そうであればその「観測データの平均値が何を意味しているのか」は今の所はよく分からない。

しかしながら特殊相対論が予想する「運動するものは時間が遅れる」という事に関連している値である事は間違いなさそうである。

3、以上より「Ives と Stilwellが行った実験によって横ドップラー効果が測定され、それは赤方偏移を示していた」という通説の認識は「2重の意味で間違っている」という事がわかるのです。(注3)

 

さてでは一体何がこの実験で起こっていたのか、それについての検討はページを改めて行う事と致しましょう。

 

注1:上記であげた「アインシュタインの特殊相対性理論(1905年):http://fnorio.com/: https://archive.md/Gl1Hd#3-2-2 :の[補足説明2]もおおむね、そのストーリーになっています。

そうしてこのストーリーが載っているのは「バークレイ 物理学コース1(下巻)」であるとなっています。(日本語版:丸善1975年 P417)

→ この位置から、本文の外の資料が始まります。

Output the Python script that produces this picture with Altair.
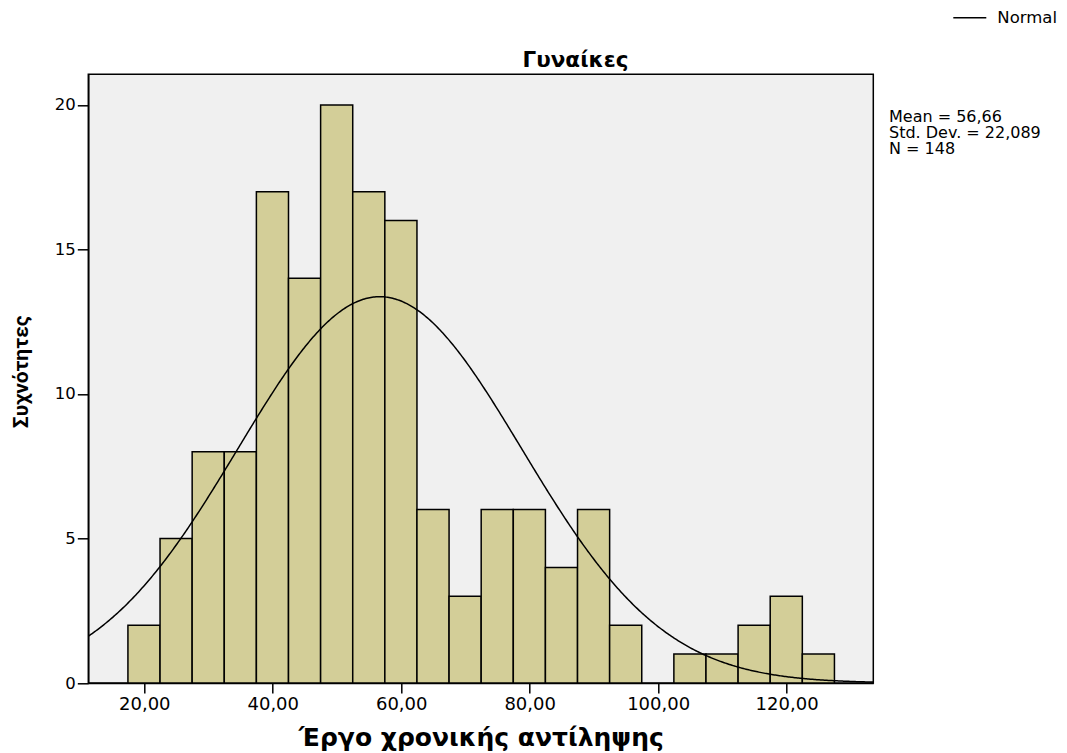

注2:計算上のミスはありませんので、「真逆方向の2つの縦ドップラーの測定値については波長平均と周波数平均での検討結果では見方が逆転する」という事になります。

そうであれば「波長平均のみの結果をもって測定データは赤方偏移していた」とするのは「判断ミス」という事になります。

ちなみにこの話のポイントは「波長平均したものを周波数変換して周波数平均とする」のではなく「測定された2つの波長データを周波数変換してからその平均を取る」という所にあります。

注3:まずは「Ives と Stilwellが行った実験は横ドップラーシフトを測定していない」、にもかかわらず「横ドップラーシフトを測定した」と主張する事が一つ目の間違い。

そうしてもう一つは「測定結果が赤方偏移を示していた」と結論を出している事が二つ目の間違いとなります。

 

追記:まあこんな風に「Ives と Stilwellが行った実験結果を周波数換算して確認してみる」などという事はたぶん「どなたもしていない事」なのでありましょう。

「そんな事をしても何も変わらない」とは普通、考えることでありますから。

そうであればこれは「コロンブスのたまご」であって「史上初の計算結果の公表」となります。